Numa mensagem no Facebook, o realizador malinês Boubacar Sidibe disse que a indústria cinematográfica do país da faixa do Sahel estava de "luto", enquanto o Ministro da Cultura Mamou Daffe lamentou a perda "deste monumento do cinema africano".
Souleymane Cissé é um dos dois únicos cineastas a ganhar duas vezes o grande prémio no Festival Panafricano de Cinema e Televisão de Burkina Faso (FESPACO), um dos maiores e mais prestigiados da África.
Era esperado que viajasse de avião na quinta-feira para Ouagadougou, capital de Burkina Faso, para chefiar a 29ª edição do júri de longas-metragens do festival a partir de 22 de fevereiro.
Numa entrevista com a AFP em 2011, Souleymane Cissé pediu à nova geração de cineastas africanos que procurassem independência do financiamento europeu.
"Hoje, os jovens têm uma abordagem miserabilista ao cinema, de mendigos que devem implorar sempre por financiamento da Europa", disse.
Souleymane Cissé defendeu o cinema do seu país e continente até ao fim da vida.

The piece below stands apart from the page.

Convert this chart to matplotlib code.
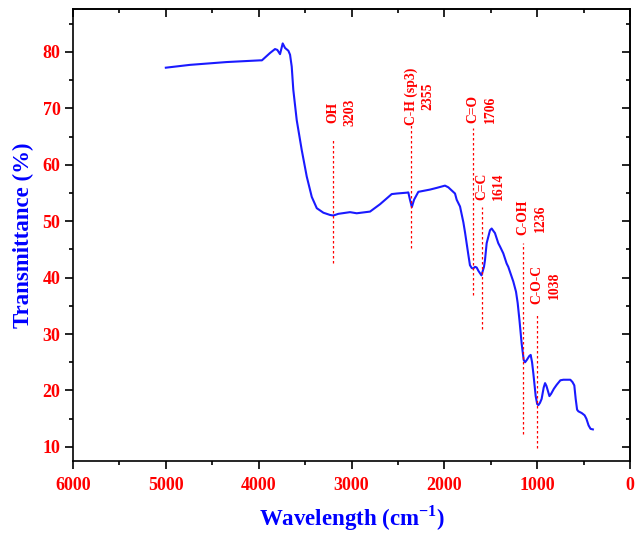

Na sua entrevista de Cannes de 2023 com a AFP, ele criticou a 'censura' e o 'desprezo' que, segundo ele, impediam que filmes africanos fossem distribuídos à volta do mundo.
Mesmo no dia da sua morte, ele pediu aos líderes militares no Mali — que declarou 2025 um ano da cultura — que ajudassem a indústria do país a alcançar os seus rivais continentais.
"Não basta fazer cinema, as obras também devem ser visíveis. Que as autoridades nos ajudem com a construção de cinemas", disse numa conferência de imprensa na manhã de quarta-feira.
"Este é o apelo que faço a eles antes da minha morte, se Deus quiser."